Source code of charts
# # # # # # #
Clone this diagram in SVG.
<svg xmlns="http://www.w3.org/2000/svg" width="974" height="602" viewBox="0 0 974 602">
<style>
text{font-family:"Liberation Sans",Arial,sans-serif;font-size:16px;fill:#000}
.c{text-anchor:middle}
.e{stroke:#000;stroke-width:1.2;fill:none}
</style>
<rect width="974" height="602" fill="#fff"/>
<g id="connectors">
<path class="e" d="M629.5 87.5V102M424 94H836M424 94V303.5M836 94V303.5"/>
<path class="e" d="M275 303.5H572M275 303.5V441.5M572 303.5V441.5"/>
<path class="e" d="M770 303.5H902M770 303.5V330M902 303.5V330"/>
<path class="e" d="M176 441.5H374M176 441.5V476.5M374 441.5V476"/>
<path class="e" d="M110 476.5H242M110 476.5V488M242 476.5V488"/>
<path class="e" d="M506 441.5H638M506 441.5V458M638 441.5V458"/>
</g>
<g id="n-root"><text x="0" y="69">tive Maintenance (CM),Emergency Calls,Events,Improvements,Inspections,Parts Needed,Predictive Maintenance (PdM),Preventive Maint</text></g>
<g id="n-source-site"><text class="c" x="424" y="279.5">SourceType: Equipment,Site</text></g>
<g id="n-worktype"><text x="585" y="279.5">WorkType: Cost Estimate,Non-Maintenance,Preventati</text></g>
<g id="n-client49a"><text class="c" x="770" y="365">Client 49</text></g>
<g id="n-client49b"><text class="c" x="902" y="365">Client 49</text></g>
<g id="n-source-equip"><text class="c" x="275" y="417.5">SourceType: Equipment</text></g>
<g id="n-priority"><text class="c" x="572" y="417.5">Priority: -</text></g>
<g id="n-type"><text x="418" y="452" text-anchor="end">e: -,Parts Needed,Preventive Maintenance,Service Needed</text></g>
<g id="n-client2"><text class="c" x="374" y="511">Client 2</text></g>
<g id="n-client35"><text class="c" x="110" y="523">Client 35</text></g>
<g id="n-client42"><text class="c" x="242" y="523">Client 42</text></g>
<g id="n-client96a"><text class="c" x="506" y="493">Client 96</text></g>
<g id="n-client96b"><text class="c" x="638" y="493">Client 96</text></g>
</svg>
# # # # # # #
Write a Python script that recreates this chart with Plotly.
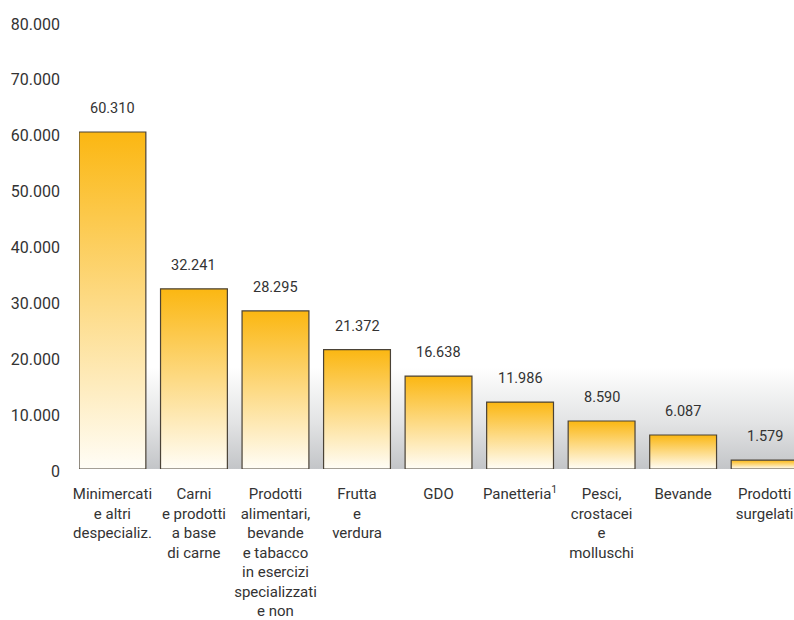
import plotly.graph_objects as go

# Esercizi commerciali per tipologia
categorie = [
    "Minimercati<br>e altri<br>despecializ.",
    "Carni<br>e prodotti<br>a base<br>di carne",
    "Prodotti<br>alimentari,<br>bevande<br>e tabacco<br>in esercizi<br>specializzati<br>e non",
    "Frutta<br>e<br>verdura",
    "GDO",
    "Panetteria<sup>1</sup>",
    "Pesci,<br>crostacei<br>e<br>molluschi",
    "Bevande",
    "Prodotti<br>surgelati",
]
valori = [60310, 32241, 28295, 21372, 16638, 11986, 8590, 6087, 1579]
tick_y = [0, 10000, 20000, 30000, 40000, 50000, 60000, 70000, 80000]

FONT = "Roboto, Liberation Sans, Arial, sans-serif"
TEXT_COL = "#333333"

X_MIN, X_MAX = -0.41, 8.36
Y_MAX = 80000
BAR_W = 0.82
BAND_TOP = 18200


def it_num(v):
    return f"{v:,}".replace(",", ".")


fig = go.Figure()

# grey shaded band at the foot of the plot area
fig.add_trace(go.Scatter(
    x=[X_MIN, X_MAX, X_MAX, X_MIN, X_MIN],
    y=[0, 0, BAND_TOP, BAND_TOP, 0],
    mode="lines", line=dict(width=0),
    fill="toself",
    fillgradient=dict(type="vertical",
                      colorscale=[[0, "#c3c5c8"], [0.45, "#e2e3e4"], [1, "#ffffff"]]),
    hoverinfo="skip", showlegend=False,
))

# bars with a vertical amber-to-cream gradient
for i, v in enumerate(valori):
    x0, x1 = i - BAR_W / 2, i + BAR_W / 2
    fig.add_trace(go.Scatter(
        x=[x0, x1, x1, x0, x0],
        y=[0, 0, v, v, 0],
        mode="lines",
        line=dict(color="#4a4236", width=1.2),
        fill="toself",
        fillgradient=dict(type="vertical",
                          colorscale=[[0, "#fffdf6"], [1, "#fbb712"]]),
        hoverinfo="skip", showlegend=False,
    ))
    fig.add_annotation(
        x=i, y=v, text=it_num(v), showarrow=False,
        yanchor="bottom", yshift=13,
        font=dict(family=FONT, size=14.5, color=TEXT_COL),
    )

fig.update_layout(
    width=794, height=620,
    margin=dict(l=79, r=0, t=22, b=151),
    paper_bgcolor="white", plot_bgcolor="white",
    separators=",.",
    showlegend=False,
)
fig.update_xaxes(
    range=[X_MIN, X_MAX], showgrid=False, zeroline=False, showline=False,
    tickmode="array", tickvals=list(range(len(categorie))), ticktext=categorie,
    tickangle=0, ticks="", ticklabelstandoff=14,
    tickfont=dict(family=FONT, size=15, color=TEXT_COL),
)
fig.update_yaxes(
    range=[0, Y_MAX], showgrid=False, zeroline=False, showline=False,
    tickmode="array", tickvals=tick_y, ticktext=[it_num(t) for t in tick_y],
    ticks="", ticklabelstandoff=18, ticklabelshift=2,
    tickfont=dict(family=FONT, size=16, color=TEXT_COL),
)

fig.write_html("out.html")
# # # # # # #
Problem details: Copy every line of the material in which the word "this" occurs.

Correct response:
Clone this diagram in SVG.
Write a Python script that recreates this chart with Plotly.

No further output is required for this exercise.